When you receive payments from a qualified annuity, those payments are fully taxable as income.  That is because no taxes have been paid on that money.

But annuities purchased with a Roth IRA or Roth 401k are completely tax free if certain requirements are met.

Non-Qualified Annuity Taxation

If the annuity was purchased with after-tax funds, then it is non-qualifed.  Non-qualifed annuities require tax payments on only the earnings (or profits).

The amount of taxes on non-qualifed annuities is determined by something called the exclusion ratio.  The exclusion ratio is used to determine what percentage of annuity income payments is taxable and which is not.  The idea is to determine the amount of a withdrawal or payment from an annuity is from the already-taxed principal and how much is considered taxable earnings.
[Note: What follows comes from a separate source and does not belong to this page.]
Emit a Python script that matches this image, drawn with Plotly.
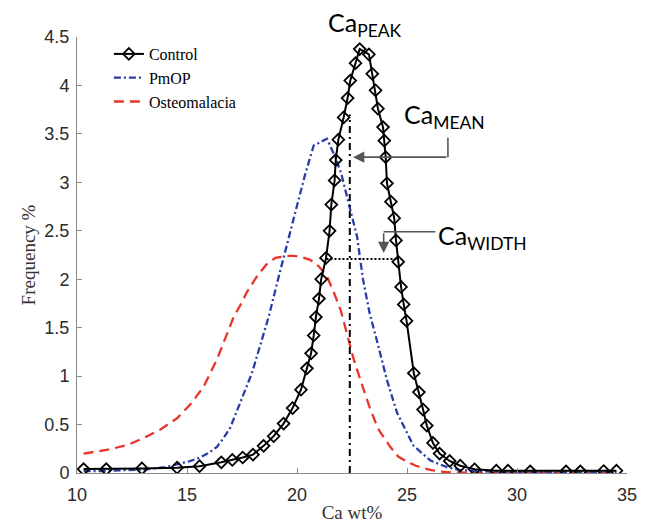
import plotly.graph_objects as go

# ---------------- data ----------------
control_x = [10.3, 11.33, 12.95, 14.55, 15.57, 16.56, 17.06, 17.53, 18.0, 18.48, 18.94, 19.39,
             19.80, 20.18, 20.45, 20.64, 20.76, 20.86, 21.0, 21.1, 21.32, 21.48, 21.56, 21.71,
             21.76, 21.88, 22.12, 22.30, 22.42, 22.66, 22.85, 23.27, 23.42, 23.57, 23.68, 23.91,
             23.97, 24.03, 24.09, 24.27, 24.42, 24.5, 24.6, 24.73, 24.85, 24.98, 25.31, 25.54,
             25.73, 25.9, 26.18, 26.48, 26.94, 27.42, 28.07, 29.06, 29.59, 30.6, 32.23, 32.88,
             33.94, 34.52]
control_y = [0.04, 0.04, 0.047, 0.055, 0.07, 0.11, 0.135, 0.16, 0.19, 0.28, 0.38, 0.51,
             0.67, 0.86, 1.08, 1.235, 1.42, 1.61, 1.80, 2.0, 2.22, 2.50, 2.77, 3.02,
             3.23, 3.44, 3.67, 3.87, 4.05, 4.23, 4.375, 4.32, 4.12, 3.95, 3.76, 3.57,
             3.43, 3.26, 2.99, 2.80, 2.63, 2.40, 2.18, 1.92, 1.74, 1.57, 1.03, 0.835,
             0.655, 0.49, 0.31, 0.20, 0.124, 0.075, 0.038, 0.024, 0.024, 0.017, 0.017, 0.017,
             0.02, 0.024]

pmop_x = [10.3, 11.3, 12.3, 13.0, 14.0, 14.55, 15.1, 15.6, 16.0, 16.36, 16.66, 16.97, 17.42,
          17.95, 18.33, 18.71, 19.24, 19.7, 20.07, 20.38, 20.76, 21.36, 21.74, 22.01, 22.27,
          22.42, 22.73, 23.0, 23.3, 23.65, 24.1, 24.55, 25.0, 25.3, 25.76, 26.06, 26.82, 27.42,
          28.0, 29.0, 30.0, 31.0, 32.0, 33.0, 34.0, 34.52]
pmop_y = [0.02, 0.02, 0.03, 0.035, 0.06, 0.09, 0.12, 0.16, 0.21, 0.27, 0.36, 0.47, 0.72,
          1.03, 1.32, 1.61, 2.09, 2.51, 2.82, 3.09, 3.38, 3.45, 3.26, 3.09, 2.85,
          2.71, 2.44, 2.0, 1.65, 1.35, 0.95, 0.62, 0.41, 0.28, 0.19, 0.13, 0.06, 0.03,
          0.02, 0.012, 0.01, 0.01, 0.01, 0.01, 0.01, 0.01]

osteo_x = [10.3, 11.5, 12.3, 13.03, 13.8, 14.55, 15.2, 15.75, 16.36, 16.8, 17.12, 17.42, 17.73,
           18.18, 18.6, 19.01, 19.5, 19.85, 20.2, 20.6, 21.0, 21.36, 21.7, 22.0, 22.27, 22.57,
           23.03, 23.3, 23.64, 23.79, 24.24, 24.6, 25.0, 25.4, 25.76, 26.1, 26.5, 27.0, 28.0,
           30.0, 32.0, 34.52]
osteo_y = [0.2, 0.245, 0.29, 0.36, 0.45, 0.565, 0.72, 0.89, 1.17, 1.42, 1.61, 1.73, 1.87,
           2.03, 2.15, 2.22, 2.24, 2.24, 2.23, 2.2, 2.13, 2.03, 1.85, 1.67, 1.44, 1.18,
           0.86, 0.68, 0.48, 0.42, 0.27, 0.17, 0.117, 0.075, 0.05, 0.03, 0.015, 0.006, 0.004,
           0.004, 0.004, 0.004]

series_names = ["Control", "PmOP", "Osteomalacia"]

ca_mean = 22.4          # vertical dash-dot line
ca_mean_top = 3.7
ca_width_y = 2.21       # half-width level
ca_width_left = 21.34
ca_width_right = 24.55

x_ticks = [10, 15, 20, 25, 30, 35]
y_ticks = [0, 0.5, 1, 1.5, 2, 2.5, 3, 3.5, 4, 4.5]
y_tick_labels = ["0", "0.5", "1", "1.5", "2", "2.5", "3", "3.5", "4", "4.5"]

# ---------------- figure ----------------
BLUE = "#2a3ca8"
RED = "#e8352c"
GRAY = "#555555"
SERIF = "Liberation Serif"

fig = go.Figure()

fig.add_trace(go.Scatter(x=osteo_x, y=osteo_y, mode="lines", name=series_names[2],
                         line=dict(color=RED, width=2.3, dash="10px,6px")))
fig.add_trace(go.Scatter(x=pmop_x, y=pmop_y, mode="lines", name=series_names[1],
                         line=dict(color=BLUE, width=2.3, dash="7px,3px,2px,3px")))
fig.add_trace(go.Scatter(x=control_x, y=control_y, mode="lines+markers", name=series_names[0],
                         line=dict(color="black", width=2),
                         marker=dict(symbol="diamond-open", size=9, color="black",
                                     line=dict(color="black", width=1.8))))

# mean line and width line
fig.add_trace(go.Scatter(x=[ca_mean, ca_mean], y=[0, ca_mean_top], mode="lines",
                         showlegend=False, hoverinfo="skip",
                         line=dict(color="black", width=2, dash="7px,4px,2px,4px")))
fig.add_trace(go.Scatter(x=[ca_width_left, ca_width_right], y=[ca_width_y, ca_width_y],
                         mode="lines", showlegend=False, hoverinfo="skip",
                         line=dict(color="black", width=2, dash="2px,2px")))

# annotation arrows (gray)
fig.add_shape(type="line", xref="x", yref="y", x0=26.86, y0=3.46, x1=26.86, y1=3.26,
              line=dict(color=GRAY, width=1.6))
fig.add_annotation(x=22.55, y=3.26, ax=26.86, ay=3.26, xref="x", yref="y",
                   axref="x", ayref="y", showarrow=True, arrowhead=2, arrowsize=1.4,
                   arrowwidth=1.6, arrowcolor=GRAY, text="")
fig.add_shape(type="line", xref="x", yref="y", x0=26.29, y0=2.49, x1=23.94, y1=2.49,
              line=dict(color=GRAY, width=1.6))
fig.add_annotation(x=23.94, y=2.27, ax=23.94, ay=2.49, xref="x", yref="y",
                   axref="x", ayref="y", showarrow=True, arrowhead=2, arrowsize=1.4,
                   arrowwidth=1.6, arrowcolor=GRAY, text="")

LBL_FONT = dict(family="Lato", size=25, color="black")

# plot area in page pixels: x 77..627, y 37..473
def px2paper(px, py):
    return (px - 77) / 550, (473 - py) / 436


for txt, (px, py) in [("Ca<sub>PEAK</sub>", (326, 24)),
                      ("Ca<sub>MEAN</sub>", (402, 116)),
                      ("Ca<sub>WIDTH</sub>", (436, 237))]:
    xp, yp = px2paper(px, py)
    fig.add_annotation(x=xp, y=yp, xref="paper", yref="paper", text=txt, showarrow=False,
                       xanchor="left", yanchor="middle", font=LBL_FONT)

# page body has an 8px margin, so the figure is offset by 8px
fig.update_layout(
    width=638, height=516,
    margin=dict(l=69, r=19, t=29, b=51),
    plot_bgcolor="white", paper_bgcolor="white",
    showlegend=True,
    legend=dict(x=0.058, y=1.0, xanchor="left", yanchor="top",
                bgcolor="rgba(0,0,0,0)", traceorder="reversed",
                font=dict(family=SERIF, size=16, color="black"),
                itemwidth=30, tracegroupgap=0),
    xaxis=dict(range=[10, 35], tickvals=x_ticks, ticks="inside", ticklen=5,
               tickcolor="#888888", showline=True, linecolor="#888888", linewidth=1,
               showgrid=False, zeroline=False, mirror=False, automargin=False,
               ticklabelstandoff=5,
               tickfont=dict(family="Liberation Sans", size=18, color="#2b2b2b"),
               title=dict(text="Ca wt%", font=dict(family=SERIF, size=19, color="#333333"),
                          standoff=2)),
    yaxis=dict(range=[0, 4.5], tickvals=y_ticks, ticktext=y_tick_labels, ticks="inside",
               ticklen=5, tickcolor="#888888", showline=True, linecolor="#888888",
               linewidth=1, showgrid=False, zeroline=False, automargin=False,
               ticklabelstandoff=3,
               tickfont=dict(family="Liberation Sans", size=18, color="#2b2b2b"),
               title=dict(text="Frequency %", font=dict(family=SERIF, size=19, color="#333333"),
                          standoff=3)),
)

fig.write_html("out.html")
The exclusion ratio involves the principal that was used to purchase the annuity, the amount of time the annuity has existed and the interest earnings.

If an annuitant lives longer than his or her actuarial life expectancy, any annuity payments received after that age are fully taxable.
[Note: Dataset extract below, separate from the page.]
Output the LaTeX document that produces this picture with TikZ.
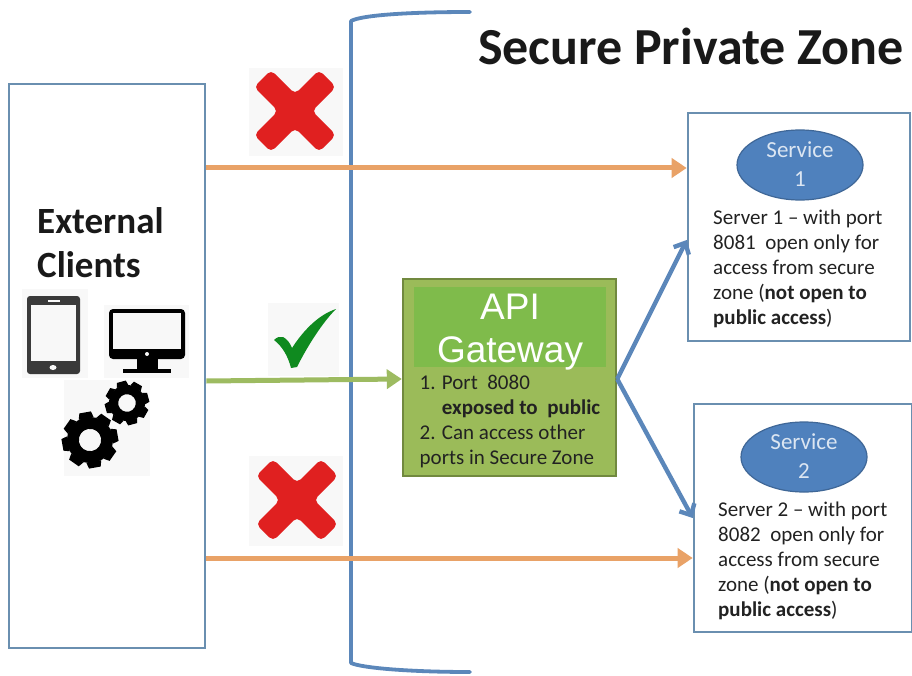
\documentclass[tikz,border=0pt]{standalone}
\usepackage{fontspec}
\setmainfont{Carlito}
\newfontfamily\arialfont{Liberation Sans}
\usetikzlibrary{shapes.geometric,arrows.meta}
\definecolor{boxblue}{HTML}{6A8FB0}
\definecolor{linkblue}{HTML}{5B87BA}
\definecolor{orangeline}{HTML}{E9A267}
\definecolor{greenline}{HTML}{9DBB61}
\definecolor{gwfill}{HTML}{9BBB59}
\definecolor{gwedge}{HTML}{71893F}
\definecolor{gwhead}{HTML}{7FBB4B}
\definecolor{ellfill}{HTML}{4F81BD}
\definecolor{ellline}{HTML}{3F6797}
\definecolor{ink}{HTML}{222222}
\definecolor{icon}{HTML}{3A3A3A}
\definecolor{xred}{HTML}{E02020}
\definecolor{tick}{HTML}{0F8A1F}
\definecolor{iconbg}{HTML}{F8F8F8}
\tikzset{
  panel/.style={draw=boxblue,line width=2.6pt,fill=white,minimum width=#1,inner sep=0pt},
  link/.style={line width=5pt,-{Triangle[length=15pt,width=19pt]}},
  barblink/.style={line width=4.4pt,linkblue,-{Straight Barb[length=9pt,width=17pt]}},
  bodytext/.style={font=\fontsize{21}{25}\selectfont,text=ink,align=left,anchor=north west,inner sep=0pt},
  svc/.style={ellipse,draw=ellline,line width=1.2pt,fill=ellfill,minimum width=126pt,minimum height=70pt,inner sep=0pt,
    text=white!80!ellfill,align=center,font=\fontsize{23}{29}\selectfont},
  bg/.style={fill=iconbg,draw=none}
}
\newcommand{\drawcross}[2]{%
  \begin{scope}[shift={(#1,#2)}]
    \fill[xred,rounded corners=5pt] (-41,-24) -- (-24,-41) -- (0,-17) -- (24,-41) -- (41,-24) -- (17,0) -- (41,24) -- (24,41) -- (0,17) -- (-24,41) -- (-41,24) -- (-17,0) -- cycle;
  \end{scope}}
\newcommand{\drawgear}[4]{%
  \begin{scope}[shift={(#1,#2)},rotate=#4]
    \foreach \a in {0,45,...,315}{
      \fill[black,rotate=\a] (-0.27*#3,-0.78*#3) -- (0.27*#3,-0.78*#3) -- (0.21*#3,-1.0*#3) -- (-0.21*#3,-1.0*#3) -- cycle;
    }
    \fill[black,even odd rule] (0,0) circle[radius=0.82*#3] (0,0) circle[radius=0.4*#3];
  \end{scope}}
\begin{document}
\begin{tikzpicture}[x=1pt,y=-1pt]
\useasboundingbox (0,0) rectangle (912,676);
\fill[white] (0,0) rectangle (912,676);
% boxes
\node[panel=196pt,minimum height=564pt] (ext) at (107,366) {};
\node[panel=222pt,minimum height=228pt] (srv1) at (799,227) {};
\node[panel=218pt,minimum height=228pt] (srv2) at (803,518) {};
\node[draw=gwedge,line width=2.4pt,fill=gwfill,minimum width=213pt,minimum height=197pt,inner sep=0pt] (gw) at (509.5,377.5) {};
% icon backgrounds
\fill[bg] (249,68) rectangle (343,156);
\fill[bg] (249,456) rectangle (343,546);
\fill[bg] (268,303) rectangle (339,376);
\fill[bg] (22,289) rectangle (88,378);
\fill[bg] (104,305) rectangle (189,378);
\fill[bg] (64,380) rectangle (150,476);
% bracket
\coordinate (brtop) at (470,12);
\coordinate (brbot) at (470,672);
\draw[linkblue,line width=3.8pt,line cap=round,line join=round] (brtop) .. controls (410,12) and (362,15) .. (351,21) -- (351,663) .. controls (362,668) and (410,672) .. (brbot);
% links
\coordinate (a1) at (ext.east |- 0,168);
\coordinate (b1) at (srv1.west |- 0,168);
\coordinate (a2) at (ext.east |- 0,381);
\coordinate (b2) at (gw.west |- 0,379);
\coordinate (a3) at (ext.east |- 0,558);
\coordinate (b3) at (srv2.west |- 0,558);
\coordinate (c1) at (gw.east |- 0,379);
\coordinate (d1) at (srv1.west |- 0,240);
\coordinate (d2) at (srv2.west |- 0,518);
\draw[link,orangeline] (a1) -- (b1);
\draw[link,orangeline] (a3) -- (b3);
\draw[link,greenline] (a2) -- (b2);
\draw[barblink] (c1) -- (d1);
\draw[barblink] (c1) -- (d2);
% crosses
\drawcross{295}{111}
\drawcross{297}{500}
% tick
\fill[tick] (274,340) .. controls (277,337) and (280,336) .. (283,337) .. controls (287,339) and (290,343) .. (292,348) .. controls (303,331) and (318,315) .. (336,309) .. controls (322,323) and (307,347) .. (297,367) -- (291,368) .. controls (288,356) and (282,346) .. (274,340) -- cycle;
% tablet
\fill[icon,rounded corners=3pt] (27,296) rectangle (80,374);
\fill[iconbg] (31,305) rectangle (76,361);
\fill[iconbg] (53,367.5) ellipse[x radius=3.5,y radius=2.5];
\fill[iconbg] (48,299.5) rectangle (60,301.5);
% monitor
\fill[black,rounded corners=4pt] (109,309) rectangle (185,359);
\fill[iconbg] (113,313) rectangle (181,349);
\fill[iconbg] (147,354) circle[radius=2];
\fill[black] (137,359) rectangle (158,369);
\fill[black] (123,369) rectangle (171,373);
% gears
\drawgear{90}{440}{28}{10}
\drawgear{127}{403}{22}{15}
% service ellipses
\node[svc,text depth=0pt] (s1) at (800,165) {\raisebox{2pt}{Service}\\\raisebox{2pt}{1}};
\node[svc,text depth=0pt] (s2) at (804,457) {\raisebox{2pt}{Service}\\\raisebox{2pt}{2}};
% gateway head
\fill[gwhead] (414,287) rectangle (606,367);
\node[text=white,align=center,font=\arialfont\fontsize{37}{43}\selectfont,inner sep=0pt] (gwt) at (510,332) {API\\Gateway};
% texts
\node[anchor=north west,inner sep=0pt,font=\fontsize{37}{44}\selectfont\bfseries,align=left,text=black!90] (ct) at (37,207) {External\\Clients};
\node[anchor=center,inner sep=0pt,font=\fontsize{52}{56}\selectfont\bfseries,text=black!90] (title) at (691,46) {Secure Private Zone};
\node[bodytext] (g1) at (419.5,375) {1. Port\ \ 8080\\\phantom{1. }\textbf{exposed to\ \ public}\\2. Can access other\\ports in Secure Zone};
\node[bodytext] (t1) at (713,210) {Server 1 – with port\\8081\ \ open only for\\access from secure\\zone (\textbf{not open to}\\\textbf{public access})};
\node[bodytext] (t2) at (718,502) {Server 2 – with port\\8082\ \ open only for\\access from secure\\zone (\textbf{not open to}\\\textbf{public access})};
\end{tikzpicture}
\end{document}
That is because the exclusion ratio is calculated to spread principal withdrawals over the annuitant’s life expectancy.  Once all the principal has been accounted for, any remaining income payments or withdrawals are considered to be from earnings.

Exclusion Ratio Example

  • Your life expectancy is 10 years at retirement.
  • You have an annuity purchased for $40,000 with after-tax money.
  • Annual payments of $4,000 – 10 percent of your original investment – is non-taxable.
  • You live longer than 10 years.
  • The money you receive beyond that 10-year-life expectation will be taxed as income.
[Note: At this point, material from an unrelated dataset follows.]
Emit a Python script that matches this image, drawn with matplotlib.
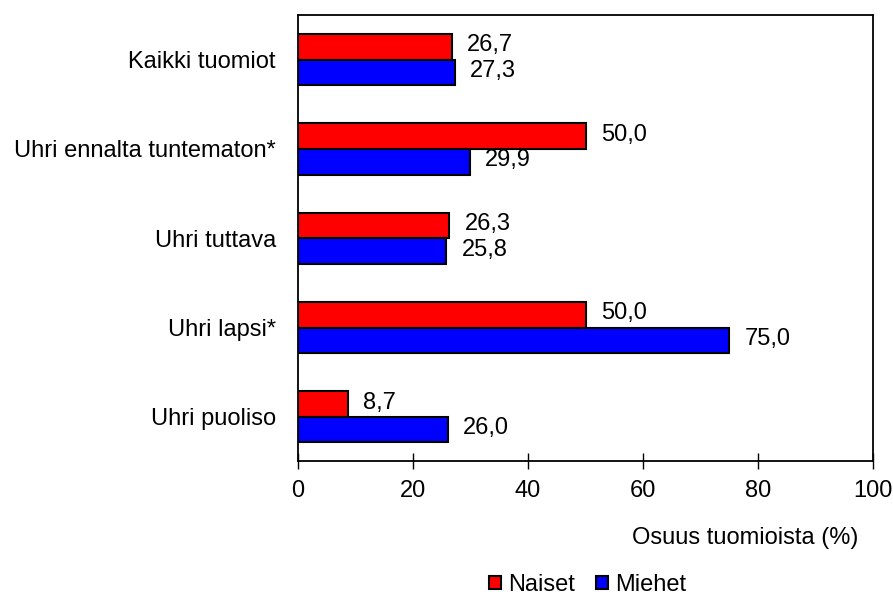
import numpy as np
import matplotlib.pyplot as plt

plt.rcParams['font.family'] = ['Liberation Sans', 'DejaVu Sans']
plt.rcParams['font.size'] = 17

categories = ['Kaikki tuomiot', 'Uhri ennalta tuntematon*', 'Uhri tuttava',
              'Uhri lapsi*', 'Uhri puoliso']
naiset = [26.7, 50.0, 26.3, 50.0, 8.7]
miehet = [27.3, 29.9, 25.8, 75.0, 26.0]
xticks = [0, 20, 40, 60, 80, 100]

fig = plt.figure(figsize=(8.93, 5.97), dpi=100)
ax = fig.add_axes([0.3337, 0.227, 0.644, 0.748])

y = np.arange(len(categories))
h = 0.287
b1 = ax.barh(y - h / 2, naiset, height=h, color='#ff0000', edgecolor='black',
             linewidth=1.5, label='Naiset')
b2 = ax.barh(y + h / 2, miehet, height=h, color='#0000ff', edgecolor='black',
             linewidth=1.5, label='Miehet')

def fmt(v):
    return f'{v:.1f}'.replace('.', ',')

for bars, vals in ((b1, naiset), (b2, miehet)):
    for bar, v in zip(bars, vals):
        ax.annotate(fmt(v), (v, bar.get_y() + bar.get_height() / 2),
                    xytext=(11, 1), textcoords='offset points',
                    ha='left', va='center')

ax.set_xlim(0, 100)
ax.set_ylim(len(categories) - 0.5, -0.5)
ax.set_xticks(xticks)
ax.set_xticklabels([str(t) for t in xticks])
ax.set_yticks(y)
ax.set_yticklabels(categories)
ax.tick_params(axis='x', direction='inout', length=11, width=1, pad=8)
ax.tick_params(axis='y', length=0, pad=16)
for s in ax.spines.values():
    s.set_linewidth(1.3)

fig.text(0.961, 0.099, 'Osuus tuomioista (%)', ha='right', va='center')

fig.legend(handles=[b1, b2], loc='center', bbox_to_anchor=(0.658, 0.02),
           ncol=2, frameon=False, borderpad=0, handlelength=0.5,
           handleheight=0.5, handletextpad=0.3, columnspacing=0.9)

fig.savefig('out.png', dpi=100)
Annuity Withdrawal Taxation

How and when you withdraw funds from your annuity also affects your tax bill.

In general, if you take money out of your annuity before your turn 59 ½, you may owe a 10 percent penalty on the taxable portion of the withdrawal.

After that age, if you take your withdrawal as a lump sum, you have to pay income taxes that year on the entire taxable portion of the funds.  If money is left in your annuity account, the IRS considers the first and subsequent withdrawals to be interest and subject to taxes.

Annuity Payout Taxation

According to the General Rule for Pensions and Annuities by the Internal Revenue Service as a general rule each monthly annuity income payment from a non-qualified plan is made up of two parts.  The tax-free part is considered the return of your net cost for purchasing the annuity.  The rest is the taxable balance, or the earnings.

When you receive income payments from your annuity, as opposed to withdrawals, the idea is to evenly divide the principal amount – and its tax exclusions – out over the expected number of payments. The rest of the amount in each payment is considered earnings subject to income taxes.

Inherited Annuity Taxation

If you are the beneficiary and inherit an annuity, the same tax rules apply.  The main rule about taxation with an inherited annuity or one that is purchased is that any principal that is funded with money that was already subject to taxes will not be taxed.  Principal that was not taxed and earnings will be subject to taxation as income.  The amount of previously taxed principal included in each annuity income payment is considered excluded from federal income tax requirements.  This is known as the exclusion amount.

In Summary

If you just take the opinion of Mom, Dad, Gramma, Uncle Joe, Preacher Mike, Mr. Ramsey, Mr. Howard or even simply the Web then you are not making the best, most educated decision.  Do your due diligence and ensure that you talk to an industry professional.  What happens if Uncle Joe tells you what happened to him 30 years ago and you should “never invest in one of those annuity things”. Well, first of all what is his profession and how old was the product he purchased at that time.  Could things have changed in those years?  How about being at a family reunion and Gramma tells you that she just heard Mr. Howard talking about how some people lost money when they annuities a few years ago.  Even though you love Gramma, is she a financial professional with current experience and education.  So, in summary, annuities can be taxable in the right situation.  This is definitely something that you need to have reviewed by your Financial Professional.  Best of luck on your investment.